Hail and the French Revolution, 1788: The seeds of the French Revolution had been sown long before it actually began in 1789. However, it is thought that a series of crop-ruining hailstorms in 1788, much like those which hit England in 1360, brought the Revolution about somewhat earlier due to the great food shortages they caused in a country already beset with great hardships.
Harsh Russian winter thwarts Napolean, 1812: In terms of the weather factor and its effect on military campaigns, 1812 is long remembered as the year that Napoleon was finally stopped in his tracks, unable to conquer Russia before being overtaken by the cruel and unusually early Russian winter that year. And for those of you who recall our colleague Kevin Ambrose's story, "The thunderstorm that saved Washington," two years later, on August 24, 1814 during the continuing War of 1812, the British set fire to our nation's capital only to have the fires extinguished the next day by a series of severe thunderstorms and possibly tornadoes. The storms were so fierce that the Brits, awestruck and surprised by the storm's intensity, may have actually abandoned their positions prematurely.

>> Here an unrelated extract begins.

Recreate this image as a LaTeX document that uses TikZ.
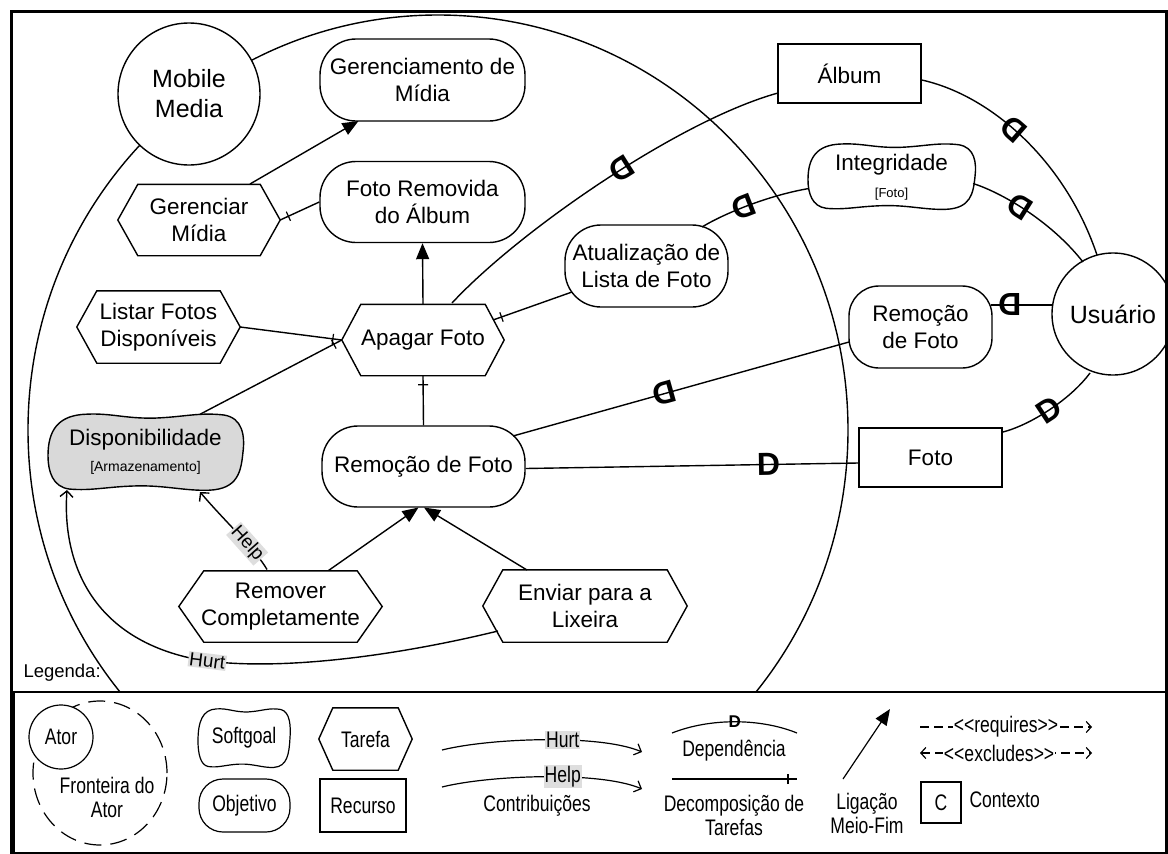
\documentclass[tikz,border=0pt]{standalone}
\usepackage{fontspec}
\setmainfont{Liberation Sans}
\newfontfamily\legfont{Liberation Sans}[FakeStretch=0.78]
\usetikzlibrary{arrows.meta,calc,decorations.markings,shapes.geometric}
\newcommand\sgpath[5][]{%
  \begin{scope}[shift={(#2,#3)},xscale=#4,yscale=#5]
  \draw[ln,#1] (-1,0.1) .. controls (-1.0,-0.55) and (-0.9,-0.95) .. (-0.6,-0.97)
   .. controls (-0.35,-1.0) and (-0.2,-0.85) .. (0.1,-0.87)
   .. controls (0.4,-0.9) and (0.55,-1.02) .. (0.8,-0.95)
   .. controls (1.0,-0.88) and (1.02,-0.4) .. (1.0,0.0)
   .. controls (0.98,0.5) and (0.95,0.95) .. (0.65,0.98)
   .. controls (0.4,1.0) and (0.2,0.85) .. (-0.1,0.87)
   .. controls (-0.4,0.89) and (-0.55,1.0) .. (-0.78,0.95)
   .. controls (-0.95,0.9) and (-1.0,0.5) .. (-1,0.1) -- cycle;
  \end{scope}}
\newcommand\hexpath[2]{%
  \draw[ln] (#1.west) -- ([xshift=#2pt]#1.north west) -- ([xshift=-#2pt]#1.north east) -- (#1.east) -- ([xshift=-#2pt]#1.south east) -- ([xshift=#2pt]#1.south west) -- cycle;}
\begin{document}
\begin{tikzpicture}[x=1pt,y=-1pt,
  every node/.style={font=\fontsize{22.5}{26.5}\selectfont, align=center},
  ln/.style={line width=1.4pt},
  actor/.style={circle, draw, ln, fill=white, inner sep=0pt, font=\fontsize{25}{30}\selectfont},
  goal/.style={draw, ln, fill=white, rounded corners=36pt, inner sep=0pt},
  res/.style={draw, ln, fill=white, inner sep=0pt},
  task/.style={inner sep=0pt},
  sg/.style={inner sep=0pt},
  meansend/.style={ln, -{Triangle[length=16pt,width=13pt]}},
  contrib/.style={ln, -{Straight Barb[length=6pt,width=13pt]}},
  decomp/.style={ln, decoration={markings, mark=at position -9pt with {\draw[line width=1.2pt] (0pt,-5pt) -- (0pt,5pt);}}, postaction={decorate}},
  dep/.style={ln},
  dmark/.style={font=\fontsize{32}{32}\bfseries\selectfont, inner sep=0pt, sloped, allow upside down},
  clab/.style={fill=black!13, inner sep=1pt, font=\fontsize{19}{22}\selectfont},
  lfont/.style={font=\legfont\fontsize{22.5}{24}\selectfont},
  lln/.style={line width=1.2pt}]
\useasboundingbox (0,0) rectangle (1168,854);
\clip (0,0) rectangle (1168,854);
% actor boundary
\begin{scope}
\clip (0,0) rectangle (1168,692);
\draw[ln] (438,430) ellipse [x radius=410pt, y radius=415pt];
\end{scope}
% actors
\node[actor, minimum size=142pt] (mm) at (189,94) {Mobile\\Media};
\node[actor, minimum size=122pt] (usr) at (1113,314) {Usuário};
% goals
\node[goal, minimum width=205pt, minimum height=82pt] (ger) at (422.5,80) {Gerenciamento de\\Mídia};
\node[goal, minimum width=205pt, minimum height=81pt] (fra) at (422.5,202) {Foto Removida\\do Álbum};
\node[goal, minimum width=203pt, minimum height=81pt] (rf) at (423.5,466.5) {Remoção de Foto};
\node[goal, minimum width=163pt, minimum height=82pt] (at) at (646.5,266) {Atualização de\\Lista de Foto};
\node[goal, minimum width=143pt, minimum height=82pt, rounded corners=30pt] (rf2) at (920.5,327) {Remoção\\de Foto};
% resources
\node[res, minimum width=143pt, minimum height=59pt] (alb) at (849.5,73.5) {Álbum};
\node[res, minimum width=143pt, minimum height=59pt] (foto) at (930.5,457.5) {Foto};
% tasks
\node[task, minimum width=162pt, minimum height=71pt] (gm) at (199,220) {Gerenciar\\Mídia};
\hexpath{gm}{20}
\node[task, minimum width=163pt, minimum height=72pt] (lfd) at (158.5,327) {Listar Fotos\\Disponíveis};
\hexpath{lfd}{20}
\node[task, minimum width=162pt, minimum height=71pt] (ap) at (423,340) {Apagar Foto};
\hexpath{ap}{19}
\node[task, minimum width=203pt, minimum height=71pt] (rc) at (280.5,606.5) {Remover\\Completamente};
\hexpath{rc}{25}
\node[task, minimum width=204pt, minimum height=72pt] (el) at (585,606) {Enviar para a\\Lixeira};
\hexpath{el}{20}
% softgoals
\sgpath[fill=black!15]{145.5}{452}{97.5}{39}
\node[sg, minimum width=195pt, minimum height=78pt] (disp) at (145.5,452) {Disponibilidade\\{\fontsize{14}{16}\selectfont [Armazenamento]}};
\sgpath{891.5}{176.5}{83.5}{33.5}
\node[sg, minimum width=167pt, minimum height=67pt] (integ) at (891.5,177) {Integridade\\{\fontsize{13}{15}\selectfont [Foto]}};
% internal links
\draw[meansend] ($(gm)+(51,-36)$) -- ($(ger)+(-64,41)$);
\draw[decomp] (fra.west) -- (gm.east);
\draw[meansend] (ap.north) -- (fra.south);
\draw[decomp] (lfd.east) -- (ap.west);
\draw[decomp] ($(disp)+(55,-38)$) -- (ap.west);
\draw[decomp] ($(at)+(-74.5,26)$) -- ($(ap)+(70,-20)$);
\draw[decomp] (rf.north) -- (ap.south);
\draw[meansend] ($(rc)+(48,-36)$) -- ($(rf)+(-5,41)$);
\draw[meansend] ($(el)+(-58,-36)$) -- ($(rf)+(0.5,41)$);
\draw[contrib] ($(rc)+(-13.5,-37)$) .. controls ($(rc)+(-25,-57)$) and ($(disp)+(80,70)$) .. ($(disp)+(54.5,40)$) node[clab, sloped, pos=0.38]{Help};
\draw[contrib] ($(el)+(-87,25)$) .. controls (400,655) and (280,672) .. (200,660) node[clab, sloped, pos=0.97]{Hurt} .. controls (90,640) and (62,560) .. ($(disp)+(-78.5,38)$);
% dependencies
\draw[dep] ($(alb)+(-71.5,19.5)$) .. controls (680,120) and (520,230) .. ($(ap)+(29,-37)$) node[dmark,pos=0.45]{D};
\draw[dep] ($(usr)+(-16,-59)$) .. controls (1065,160) and (990,95) .. ($(alb.east)+(0,6.5)$) node[dmark,pos=0.55]{D};
\draw[dep] ($(usr)+(-30,-52)$) .. controls (1050,220) and (1000,192) .. ($(integ)+(81.5,6.5)$) node[dmark,pos=0.55]{D};
\draw[dep] ($(integ)+(-82.5,11.5)$) .. controls (770,195) and (725,213) .. ($(at)+(55.5,-39)$) node[dmark,pos=0.55]{D};
\draw[dep] ($(usr)+(-60,-9)$) -- ($(rf2)+(70,-22)$) node[dmark,pos=0.69]{D};
\draw[dep] ($(rf2)+(-71.5,15)$) -- ($(rf)+(89.5,-30.5)$) node[dmark,pos=0.55]{D};
\draw[dep] ($(rf.east)+(0,2)$) -- ($(foto.west)+(0,5.5)$) node[dmark,pos=0.73]{D};
\draw[dep] ($(foto)+(72.5,-25.5)$) .. controls (1030,425) and (1070,400) .. ($(usr)+(-23,59)$) node[dmark,pos=0.5]{D};
% frame and legend
\draw[line width=3pt] (11,11) rectangle (1166,853);
\draw[line width=1.5pt] (14,692) rectangle (1166,853);
\node[anchor=west, font=\fontsize{18.5}{20}\selectfont] (leg) at (20,673) {Legenda:};
\node[ellipse, draw, lln, dash pattern=on 17pt off 9pt, minimum width=134pt, minimum height=144pt] (lfr) at (100,773) {};
\node[actor, lln, lfont, minimum size=64pt] (lator) at (61,737) {Ator};
\node[lfont] (lfrt) at (107,797) {Fronteira do\\Ator};
\sgpath[lln]{244}{738}{46}{30}
\node[lfont] (lsg) at (244,738) {Softgoal};
\node[goal, lln, lfont, minimum width=91pt, minimum height=53pt, rounded corners=24pt] (lob) at (244.5,805.5) {Objetivo};
\node[task, lfont, minimum width=93pt, minimum height=62pt] (lta) at (365.5,739) {Tarefa};
\hexpath{lta}{14}
\node[res, lln, lfont, minimum width=86pt, minimum height=53pt] (lre) at (363,805.5) {Recurso};
\coordinate (hu1) at (442,750); \coordinate (hu2) at (642,752);
\draw[lln, -{Straight Barb[length=6pt,width=12pt]}] (hu1) .. controls (490,738) and (600,734) .. (hu2) node[clab, lfont, pos=0.58]{Hurt};
\coordinate (he1) at (442,787); \coordinate (he2) at (642,789);
\draw[lln, -{Straight Barb[length=6pt,width=12pt]}] (he1) .. controls (490,775) and (600,771) .. (he2) node[clab, lfont, pos=0.58]{Help};
\node[lfont] (lco) at (537,806) {Contribuições};
\coordinate (de1) at (672,733); \coordinate (de2) at (797,733);
\draw[lln] (de1) .. controls (710,718) and (760,718) .. (de2) node[pos=0.5, inner sep=0pt, font=\fontsize{17}{17}\bfseries\selectfont]{D};
\node[lfont] (lde) at (734,751) {Dependência};
\coordinate (dc1) at (672,779); \coordinate (dc2) at (797,779);
\draw[decomp, lln] (dc1) -- (dc2);
\node[lfont] (ldc) at (734,815) {Decomposição de\\Tarefas};
\coordinate (me1) at (843,779); \coordinate (me2) at (890,709);
\draw[meansend, lln] (me1) -- (me2);
\node[lfont] (lme) at (867,813) {Ligação\\Meio-Fim};
\coordinate (rq1) at (920,727); \coordinate (rq2) at (1092,727);
\draw[lln, dash pattern=on 9pt off 5pt, -{Straight Barb[length=5pt,width=11pt]}] (rq1) -- (rq2) node[lfont, fill=white, inner sep=1pt, pos=0.5]{<\kern0pt<requires>\kern0pt>};
\coordinate (ex1) at (920,753); \coordinate (ex2) at (1092,753);
\draw[lln, dash pattern=on 9pt off 5pt, {Straight Barb[length=5pt,width=11pt]}-{Straight Barb[length=5pt,width=11pt]}] (ex1) -- (ex2) node[lfont, fill=white, inner sep=1pt, pos=0.46]{<\kern0pt<excludes>\kern0pt>};
\node[res, lln, lfont, minimum width=40pt, minimum height=41pt] (lctx) at (941,802.5) {C};
\node[lfont, anchor=west] (lctxt) at (966,800) {Contexto};
\end{tikzpicture}
\end{document}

Foul weather again hampers Napolean, 1815: In 1815, Napoleon was still in power but his reign was about to end when he was badly outmaneuvered at the Battle of Waterloo (in present day Belgium) by an allied army of English and Prussians, among others. The weather seemed to be a major factor as Napoleon's horses became mired in mud on low ground, easy prey for the allies, who were higher up.
Miracle of Deliverance, 1940: In 1940, after the amazing water evacuation of more than 300,000 allied troops from the French coast at Dunkirk (portrayed in the movie Atonement ), Churchill said that it was a "miracle of deliverance." In actuality, the weather played a major role in the rescue:
(1) waters in the English Channel, known for their turbulence, were unusually calm, allowing for more than 700 "little ships" and many larger ones to cross back and forth relatively easily;
(2) although the weather was good at the coast, clouds and rain near the German lines hindered the Luftwaffe from conducting many "sorties";
(3) the muddy terrain from previous rains prevented the Panzer tanks from rolling in.

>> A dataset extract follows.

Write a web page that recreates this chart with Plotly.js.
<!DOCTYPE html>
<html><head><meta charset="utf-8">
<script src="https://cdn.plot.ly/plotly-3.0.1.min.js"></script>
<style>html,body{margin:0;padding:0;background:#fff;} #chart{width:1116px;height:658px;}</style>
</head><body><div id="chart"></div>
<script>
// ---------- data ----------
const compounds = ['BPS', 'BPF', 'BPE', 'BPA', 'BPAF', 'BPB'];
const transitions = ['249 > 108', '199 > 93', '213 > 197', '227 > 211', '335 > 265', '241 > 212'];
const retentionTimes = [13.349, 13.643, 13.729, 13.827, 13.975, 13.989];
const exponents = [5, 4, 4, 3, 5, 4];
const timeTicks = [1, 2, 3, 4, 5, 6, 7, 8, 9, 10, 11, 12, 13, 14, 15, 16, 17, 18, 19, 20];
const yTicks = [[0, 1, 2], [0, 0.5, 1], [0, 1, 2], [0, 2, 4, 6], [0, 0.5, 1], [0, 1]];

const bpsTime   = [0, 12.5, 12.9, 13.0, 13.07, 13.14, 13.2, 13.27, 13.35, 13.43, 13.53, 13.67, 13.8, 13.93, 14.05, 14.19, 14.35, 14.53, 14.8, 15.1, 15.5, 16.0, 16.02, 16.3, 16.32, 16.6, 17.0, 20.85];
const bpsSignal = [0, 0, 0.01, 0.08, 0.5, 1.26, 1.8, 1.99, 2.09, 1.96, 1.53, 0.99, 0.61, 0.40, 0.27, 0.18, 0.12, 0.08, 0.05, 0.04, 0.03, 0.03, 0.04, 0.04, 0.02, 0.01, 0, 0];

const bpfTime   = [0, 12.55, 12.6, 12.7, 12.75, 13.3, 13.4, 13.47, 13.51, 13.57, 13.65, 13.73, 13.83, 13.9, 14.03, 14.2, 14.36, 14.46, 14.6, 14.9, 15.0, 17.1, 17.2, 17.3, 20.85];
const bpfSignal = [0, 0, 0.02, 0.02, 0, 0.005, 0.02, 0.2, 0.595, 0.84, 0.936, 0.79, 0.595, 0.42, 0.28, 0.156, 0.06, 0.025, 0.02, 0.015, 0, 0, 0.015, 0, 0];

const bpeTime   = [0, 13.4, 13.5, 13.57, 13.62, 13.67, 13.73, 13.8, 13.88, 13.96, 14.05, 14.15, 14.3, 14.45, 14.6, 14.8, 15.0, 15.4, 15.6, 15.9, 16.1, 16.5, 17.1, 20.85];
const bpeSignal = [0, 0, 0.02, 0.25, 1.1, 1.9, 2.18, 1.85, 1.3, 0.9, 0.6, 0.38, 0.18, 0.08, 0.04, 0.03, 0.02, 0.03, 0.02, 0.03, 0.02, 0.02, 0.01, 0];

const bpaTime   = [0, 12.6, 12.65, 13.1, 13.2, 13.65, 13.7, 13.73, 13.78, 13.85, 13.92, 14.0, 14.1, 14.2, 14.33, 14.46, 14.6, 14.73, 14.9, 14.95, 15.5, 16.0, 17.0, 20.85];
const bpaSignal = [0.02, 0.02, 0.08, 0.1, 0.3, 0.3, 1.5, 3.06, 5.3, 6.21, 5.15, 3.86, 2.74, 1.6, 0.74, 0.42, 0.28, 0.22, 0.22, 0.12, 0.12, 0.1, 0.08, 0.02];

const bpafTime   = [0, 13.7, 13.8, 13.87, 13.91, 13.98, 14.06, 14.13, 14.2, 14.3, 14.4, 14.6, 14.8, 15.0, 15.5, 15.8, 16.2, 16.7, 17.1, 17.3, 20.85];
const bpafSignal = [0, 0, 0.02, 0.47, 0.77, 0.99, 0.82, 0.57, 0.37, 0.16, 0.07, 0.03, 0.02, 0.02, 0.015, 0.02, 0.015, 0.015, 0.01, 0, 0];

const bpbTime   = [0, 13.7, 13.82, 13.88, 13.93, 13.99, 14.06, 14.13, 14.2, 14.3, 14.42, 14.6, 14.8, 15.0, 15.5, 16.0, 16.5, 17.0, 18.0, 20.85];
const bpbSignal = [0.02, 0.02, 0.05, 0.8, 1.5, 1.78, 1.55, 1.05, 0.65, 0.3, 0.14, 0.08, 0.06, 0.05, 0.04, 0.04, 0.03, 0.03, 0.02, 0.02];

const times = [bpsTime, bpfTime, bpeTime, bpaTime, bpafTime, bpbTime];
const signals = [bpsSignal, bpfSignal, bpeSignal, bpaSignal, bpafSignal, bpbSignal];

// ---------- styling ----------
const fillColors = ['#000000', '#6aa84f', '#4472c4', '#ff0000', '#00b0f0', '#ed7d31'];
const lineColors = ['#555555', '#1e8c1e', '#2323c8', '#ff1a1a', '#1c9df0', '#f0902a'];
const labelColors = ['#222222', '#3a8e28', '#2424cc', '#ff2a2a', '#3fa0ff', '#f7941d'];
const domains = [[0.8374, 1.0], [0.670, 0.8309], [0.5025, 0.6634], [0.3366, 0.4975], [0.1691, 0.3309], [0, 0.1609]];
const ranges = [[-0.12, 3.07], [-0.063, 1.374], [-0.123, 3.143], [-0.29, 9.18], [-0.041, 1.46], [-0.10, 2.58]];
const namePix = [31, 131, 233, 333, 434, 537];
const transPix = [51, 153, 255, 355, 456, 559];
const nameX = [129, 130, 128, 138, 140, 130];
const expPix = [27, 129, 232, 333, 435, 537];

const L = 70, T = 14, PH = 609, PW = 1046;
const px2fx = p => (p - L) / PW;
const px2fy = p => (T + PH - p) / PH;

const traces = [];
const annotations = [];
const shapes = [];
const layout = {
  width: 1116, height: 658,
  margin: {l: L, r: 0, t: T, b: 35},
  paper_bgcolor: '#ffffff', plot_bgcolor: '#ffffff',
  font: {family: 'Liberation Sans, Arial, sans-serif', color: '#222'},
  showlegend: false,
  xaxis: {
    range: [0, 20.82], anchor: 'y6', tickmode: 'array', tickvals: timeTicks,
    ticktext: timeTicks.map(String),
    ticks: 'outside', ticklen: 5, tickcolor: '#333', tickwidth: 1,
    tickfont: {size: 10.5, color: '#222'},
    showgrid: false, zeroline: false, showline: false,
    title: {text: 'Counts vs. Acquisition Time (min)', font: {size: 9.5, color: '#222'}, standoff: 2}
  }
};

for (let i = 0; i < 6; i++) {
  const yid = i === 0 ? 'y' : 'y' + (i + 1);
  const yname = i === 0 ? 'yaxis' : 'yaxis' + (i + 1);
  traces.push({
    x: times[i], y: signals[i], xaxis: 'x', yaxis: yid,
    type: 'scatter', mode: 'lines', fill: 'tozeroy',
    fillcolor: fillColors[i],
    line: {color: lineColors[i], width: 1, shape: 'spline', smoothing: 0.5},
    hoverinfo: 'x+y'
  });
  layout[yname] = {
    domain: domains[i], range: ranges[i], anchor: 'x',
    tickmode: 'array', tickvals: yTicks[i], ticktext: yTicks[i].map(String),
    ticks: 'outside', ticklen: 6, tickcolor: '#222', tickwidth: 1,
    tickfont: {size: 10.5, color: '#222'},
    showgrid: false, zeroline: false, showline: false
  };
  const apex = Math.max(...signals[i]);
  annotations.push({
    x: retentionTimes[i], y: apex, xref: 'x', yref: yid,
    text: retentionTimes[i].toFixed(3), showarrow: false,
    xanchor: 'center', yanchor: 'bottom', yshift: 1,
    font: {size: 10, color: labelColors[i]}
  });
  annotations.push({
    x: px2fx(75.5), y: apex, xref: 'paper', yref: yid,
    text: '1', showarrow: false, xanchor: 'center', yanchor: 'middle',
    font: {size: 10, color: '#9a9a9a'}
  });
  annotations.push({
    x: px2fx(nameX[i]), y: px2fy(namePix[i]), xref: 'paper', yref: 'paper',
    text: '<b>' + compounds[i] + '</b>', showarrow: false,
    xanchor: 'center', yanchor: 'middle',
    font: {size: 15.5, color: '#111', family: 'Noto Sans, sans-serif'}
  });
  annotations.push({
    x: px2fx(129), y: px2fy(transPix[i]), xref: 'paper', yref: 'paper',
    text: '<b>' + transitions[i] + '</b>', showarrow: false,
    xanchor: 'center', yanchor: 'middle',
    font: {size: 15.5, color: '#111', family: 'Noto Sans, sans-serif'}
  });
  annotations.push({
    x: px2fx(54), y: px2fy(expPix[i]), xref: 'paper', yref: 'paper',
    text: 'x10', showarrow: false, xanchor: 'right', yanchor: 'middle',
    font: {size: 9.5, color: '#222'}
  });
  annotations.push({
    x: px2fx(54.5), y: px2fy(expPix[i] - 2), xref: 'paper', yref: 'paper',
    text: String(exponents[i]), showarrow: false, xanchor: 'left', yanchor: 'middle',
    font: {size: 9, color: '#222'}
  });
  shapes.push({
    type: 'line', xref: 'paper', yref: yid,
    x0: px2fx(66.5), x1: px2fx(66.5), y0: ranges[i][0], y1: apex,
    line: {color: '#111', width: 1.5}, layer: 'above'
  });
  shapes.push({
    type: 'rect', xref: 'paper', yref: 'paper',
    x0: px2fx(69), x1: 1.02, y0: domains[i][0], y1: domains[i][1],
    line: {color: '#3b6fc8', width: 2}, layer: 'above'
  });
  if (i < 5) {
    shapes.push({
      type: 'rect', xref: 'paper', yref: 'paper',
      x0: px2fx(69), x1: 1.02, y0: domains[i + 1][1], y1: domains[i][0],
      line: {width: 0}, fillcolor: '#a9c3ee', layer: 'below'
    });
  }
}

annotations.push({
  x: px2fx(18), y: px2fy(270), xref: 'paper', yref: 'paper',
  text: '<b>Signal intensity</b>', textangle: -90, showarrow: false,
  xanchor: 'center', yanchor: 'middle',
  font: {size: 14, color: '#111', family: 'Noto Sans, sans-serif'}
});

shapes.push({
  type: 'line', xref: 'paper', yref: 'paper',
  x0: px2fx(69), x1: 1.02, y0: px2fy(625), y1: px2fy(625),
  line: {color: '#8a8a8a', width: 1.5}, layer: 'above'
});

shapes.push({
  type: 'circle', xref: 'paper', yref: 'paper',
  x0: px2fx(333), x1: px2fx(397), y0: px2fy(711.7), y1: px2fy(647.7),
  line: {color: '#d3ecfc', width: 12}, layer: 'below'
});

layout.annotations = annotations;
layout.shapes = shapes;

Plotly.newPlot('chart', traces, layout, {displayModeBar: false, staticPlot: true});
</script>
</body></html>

Pearl Harbor, 1941: The Japanese attack on Pearl Harbor on December 7, 1941 was what President Roosevelt called "a date which will live in infamy." But the devastation suffered by the U.S. might have been far less if the weather had been different. (Topeka Capital-Journal, Dec 10, 2004) For one thing, low clouds concealed the Japanese fleet, a great advantage for them. As the main strike force approached Oahu, it was hidden by a 5,000 foot cloud deck, another great advantage for the Japanese. But this advantage could have turned into a disaster (for them) if clouds didn't break around the target zone. They did, allowing the dive bombers excellent visibility to execute their mission. (Reportedly, Japanese pilots had worried that they might totally miss Oahu if low clouds had persisted.)

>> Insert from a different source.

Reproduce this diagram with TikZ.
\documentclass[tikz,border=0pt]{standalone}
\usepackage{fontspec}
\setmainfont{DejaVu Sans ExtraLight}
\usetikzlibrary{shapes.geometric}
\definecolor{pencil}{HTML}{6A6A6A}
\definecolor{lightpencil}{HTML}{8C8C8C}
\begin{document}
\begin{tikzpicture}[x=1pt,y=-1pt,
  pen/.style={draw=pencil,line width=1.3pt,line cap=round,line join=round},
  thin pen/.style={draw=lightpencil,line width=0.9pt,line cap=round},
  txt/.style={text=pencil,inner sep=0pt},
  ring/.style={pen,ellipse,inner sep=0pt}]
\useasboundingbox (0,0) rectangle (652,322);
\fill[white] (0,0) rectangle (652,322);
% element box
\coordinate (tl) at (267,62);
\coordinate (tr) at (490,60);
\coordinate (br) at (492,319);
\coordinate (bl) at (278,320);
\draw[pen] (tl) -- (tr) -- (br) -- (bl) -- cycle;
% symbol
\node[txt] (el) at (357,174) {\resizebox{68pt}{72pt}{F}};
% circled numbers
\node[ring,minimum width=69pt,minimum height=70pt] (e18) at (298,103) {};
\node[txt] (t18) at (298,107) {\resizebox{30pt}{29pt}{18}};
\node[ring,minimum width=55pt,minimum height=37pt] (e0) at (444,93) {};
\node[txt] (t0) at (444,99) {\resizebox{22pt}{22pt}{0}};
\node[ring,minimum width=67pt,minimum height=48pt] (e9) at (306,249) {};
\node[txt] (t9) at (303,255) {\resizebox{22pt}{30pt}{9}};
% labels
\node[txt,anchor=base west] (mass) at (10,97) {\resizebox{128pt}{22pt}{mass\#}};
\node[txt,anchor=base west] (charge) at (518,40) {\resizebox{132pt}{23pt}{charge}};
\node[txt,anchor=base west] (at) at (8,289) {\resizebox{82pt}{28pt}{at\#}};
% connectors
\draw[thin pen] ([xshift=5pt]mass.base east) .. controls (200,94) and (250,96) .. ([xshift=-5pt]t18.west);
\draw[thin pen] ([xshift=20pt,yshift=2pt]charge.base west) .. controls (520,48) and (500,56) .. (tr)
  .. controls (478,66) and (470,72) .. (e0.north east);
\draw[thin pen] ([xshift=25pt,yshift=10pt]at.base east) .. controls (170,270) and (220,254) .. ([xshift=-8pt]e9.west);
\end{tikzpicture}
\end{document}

D-Day, 1944: Operation Overlord (D-Day), the codename for the Allied invasion of western Europe, was planned for the first week of June, 1944 in order to attain maximum benefit from the moon and the tides. The British Meteorological Office two-day weather forecast for the English Channel on June 4th,1944 was for stormy conditions on the 5th but more placid conditions the next day, although still not ideal. Since the Germans never expected the invasion to begin at Normandy in the first place nor expected it to begin in less than ideal weather, they were caught completely off-guard. And so, it would seem that in this case, foul weather, or at least less than perfect conditions was a distinct advantage for the Allies.
The above examples, of course, represent just a small fraction of the countless times that weather has affected, for better or worse, the execution of military operations over the last 800 years. Are there others that you've experienced or read about that you'd like to mention?